### Work to do
Isolate every line in the records below with "this" in it.

[Data records]
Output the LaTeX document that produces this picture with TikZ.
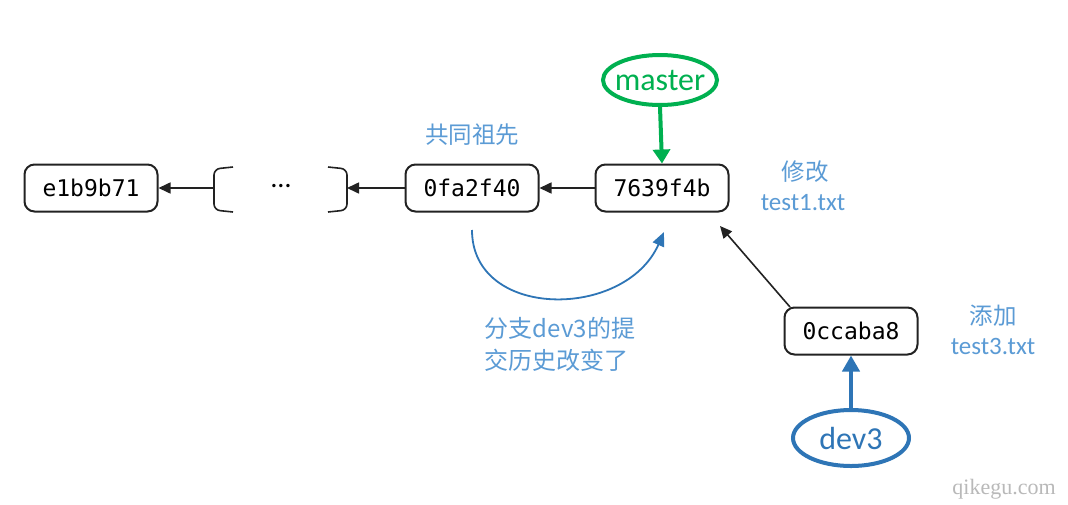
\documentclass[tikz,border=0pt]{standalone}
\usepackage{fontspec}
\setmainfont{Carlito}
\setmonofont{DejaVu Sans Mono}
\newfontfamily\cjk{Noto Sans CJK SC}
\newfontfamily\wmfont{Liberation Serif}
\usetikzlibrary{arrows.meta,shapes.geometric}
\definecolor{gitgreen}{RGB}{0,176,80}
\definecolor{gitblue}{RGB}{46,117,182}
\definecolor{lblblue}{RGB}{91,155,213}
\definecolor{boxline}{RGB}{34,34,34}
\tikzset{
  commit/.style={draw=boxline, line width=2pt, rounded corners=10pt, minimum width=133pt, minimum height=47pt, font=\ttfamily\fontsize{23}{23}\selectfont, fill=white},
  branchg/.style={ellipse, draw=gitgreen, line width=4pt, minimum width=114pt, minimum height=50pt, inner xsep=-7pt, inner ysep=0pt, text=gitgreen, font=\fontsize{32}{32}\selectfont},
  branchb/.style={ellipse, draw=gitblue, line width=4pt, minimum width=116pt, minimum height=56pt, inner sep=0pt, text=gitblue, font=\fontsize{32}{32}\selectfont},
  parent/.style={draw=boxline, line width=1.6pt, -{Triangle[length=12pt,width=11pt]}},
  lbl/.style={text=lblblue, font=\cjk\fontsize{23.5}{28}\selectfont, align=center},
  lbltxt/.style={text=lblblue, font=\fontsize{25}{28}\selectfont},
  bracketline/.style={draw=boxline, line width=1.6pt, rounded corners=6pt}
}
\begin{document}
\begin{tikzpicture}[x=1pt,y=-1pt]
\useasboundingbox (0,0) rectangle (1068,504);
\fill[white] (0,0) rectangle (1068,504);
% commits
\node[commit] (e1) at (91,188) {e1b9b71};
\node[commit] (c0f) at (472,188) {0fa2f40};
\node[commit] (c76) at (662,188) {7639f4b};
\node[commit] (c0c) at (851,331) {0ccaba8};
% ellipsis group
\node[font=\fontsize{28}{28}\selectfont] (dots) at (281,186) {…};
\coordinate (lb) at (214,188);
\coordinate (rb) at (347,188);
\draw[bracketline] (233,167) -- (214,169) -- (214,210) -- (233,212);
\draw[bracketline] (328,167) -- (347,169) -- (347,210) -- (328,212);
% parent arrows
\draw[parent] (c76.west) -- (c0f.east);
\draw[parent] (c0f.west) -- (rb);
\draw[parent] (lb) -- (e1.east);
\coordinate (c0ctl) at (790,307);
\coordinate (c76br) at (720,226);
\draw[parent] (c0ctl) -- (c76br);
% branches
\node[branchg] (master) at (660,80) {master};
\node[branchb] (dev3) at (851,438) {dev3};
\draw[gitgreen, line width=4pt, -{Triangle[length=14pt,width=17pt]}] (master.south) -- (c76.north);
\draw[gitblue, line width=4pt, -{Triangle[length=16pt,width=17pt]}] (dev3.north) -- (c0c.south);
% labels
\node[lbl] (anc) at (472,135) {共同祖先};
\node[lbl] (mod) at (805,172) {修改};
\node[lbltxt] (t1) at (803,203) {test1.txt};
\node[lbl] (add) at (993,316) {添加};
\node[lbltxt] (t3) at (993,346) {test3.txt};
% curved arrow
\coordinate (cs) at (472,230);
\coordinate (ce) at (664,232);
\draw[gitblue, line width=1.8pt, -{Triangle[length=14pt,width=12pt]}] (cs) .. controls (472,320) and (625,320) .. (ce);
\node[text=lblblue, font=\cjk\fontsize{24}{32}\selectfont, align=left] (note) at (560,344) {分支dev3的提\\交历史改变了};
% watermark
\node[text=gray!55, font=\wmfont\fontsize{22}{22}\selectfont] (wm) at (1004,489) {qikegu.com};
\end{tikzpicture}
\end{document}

---

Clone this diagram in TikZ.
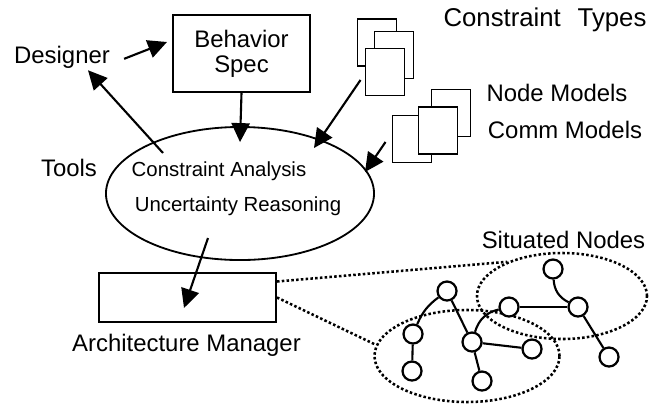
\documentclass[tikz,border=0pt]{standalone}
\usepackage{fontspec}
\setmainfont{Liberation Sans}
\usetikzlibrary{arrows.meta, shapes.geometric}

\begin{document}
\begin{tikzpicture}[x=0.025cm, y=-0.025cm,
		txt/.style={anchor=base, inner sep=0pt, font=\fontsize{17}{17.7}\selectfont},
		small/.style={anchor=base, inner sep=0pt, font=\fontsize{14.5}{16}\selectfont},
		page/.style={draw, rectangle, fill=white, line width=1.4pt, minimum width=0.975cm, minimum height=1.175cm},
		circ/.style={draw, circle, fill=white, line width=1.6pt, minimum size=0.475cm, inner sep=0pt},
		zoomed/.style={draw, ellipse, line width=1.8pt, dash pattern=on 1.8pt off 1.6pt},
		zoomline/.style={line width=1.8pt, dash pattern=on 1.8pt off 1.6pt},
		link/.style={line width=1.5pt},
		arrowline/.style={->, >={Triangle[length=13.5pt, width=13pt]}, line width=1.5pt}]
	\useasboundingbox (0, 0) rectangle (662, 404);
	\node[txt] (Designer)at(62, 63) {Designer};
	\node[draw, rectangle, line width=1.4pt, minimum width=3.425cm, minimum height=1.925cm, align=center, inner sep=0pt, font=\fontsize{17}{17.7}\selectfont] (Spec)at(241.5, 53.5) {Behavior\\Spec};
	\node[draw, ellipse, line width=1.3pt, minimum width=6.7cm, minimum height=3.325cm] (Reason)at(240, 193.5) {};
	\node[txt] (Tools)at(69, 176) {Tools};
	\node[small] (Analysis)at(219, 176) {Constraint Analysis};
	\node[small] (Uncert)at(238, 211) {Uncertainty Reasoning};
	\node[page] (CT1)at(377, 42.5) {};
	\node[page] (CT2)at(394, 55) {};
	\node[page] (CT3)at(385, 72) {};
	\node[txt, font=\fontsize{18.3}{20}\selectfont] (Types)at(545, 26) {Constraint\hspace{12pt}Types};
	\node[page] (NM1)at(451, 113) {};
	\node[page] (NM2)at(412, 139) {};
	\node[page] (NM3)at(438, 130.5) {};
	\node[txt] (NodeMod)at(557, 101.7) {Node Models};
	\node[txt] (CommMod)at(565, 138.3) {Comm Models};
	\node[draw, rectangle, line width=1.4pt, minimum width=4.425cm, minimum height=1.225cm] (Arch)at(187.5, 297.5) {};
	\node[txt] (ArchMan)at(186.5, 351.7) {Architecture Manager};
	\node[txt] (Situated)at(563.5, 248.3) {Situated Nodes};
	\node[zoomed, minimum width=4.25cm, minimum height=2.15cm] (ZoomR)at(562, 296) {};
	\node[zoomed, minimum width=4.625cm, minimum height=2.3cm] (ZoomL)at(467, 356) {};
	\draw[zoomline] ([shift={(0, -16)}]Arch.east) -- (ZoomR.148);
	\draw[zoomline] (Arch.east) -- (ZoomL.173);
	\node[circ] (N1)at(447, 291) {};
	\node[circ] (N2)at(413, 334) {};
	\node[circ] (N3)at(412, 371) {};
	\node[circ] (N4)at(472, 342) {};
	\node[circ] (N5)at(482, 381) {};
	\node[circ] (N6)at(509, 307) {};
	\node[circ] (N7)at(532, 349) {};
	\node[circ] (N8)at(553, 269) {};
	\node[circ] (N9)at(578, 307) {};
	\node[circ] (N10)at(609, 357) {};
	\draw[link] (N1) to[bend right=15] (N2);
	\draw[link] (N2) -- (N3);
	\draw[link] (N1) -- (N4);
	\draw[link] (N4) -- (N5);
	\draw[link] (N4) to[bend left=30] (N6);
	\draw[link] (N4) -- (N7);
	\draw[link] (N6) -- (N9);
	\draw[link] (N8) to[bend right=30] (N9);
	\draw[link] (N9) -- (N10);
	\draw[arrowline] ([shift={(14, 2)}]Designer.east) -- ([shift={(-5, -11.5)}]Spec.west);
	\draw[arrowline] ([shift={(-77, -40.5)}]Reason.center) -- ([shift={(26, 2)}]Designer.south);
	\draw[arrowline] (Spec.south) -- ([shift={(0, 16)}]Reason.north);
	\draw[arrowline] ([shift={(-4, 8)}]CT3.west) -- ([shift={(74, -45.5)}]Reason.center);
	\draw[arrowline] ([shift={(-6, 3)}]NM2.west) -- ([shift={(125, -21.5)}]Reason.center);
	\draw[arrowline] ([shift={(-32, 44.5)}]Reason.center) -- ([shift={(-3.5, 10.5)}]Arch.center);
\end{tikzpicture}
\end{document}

### Answer
Output the LaTeX document that produces this picture with TikZ.
Clone this diagram in TikZ.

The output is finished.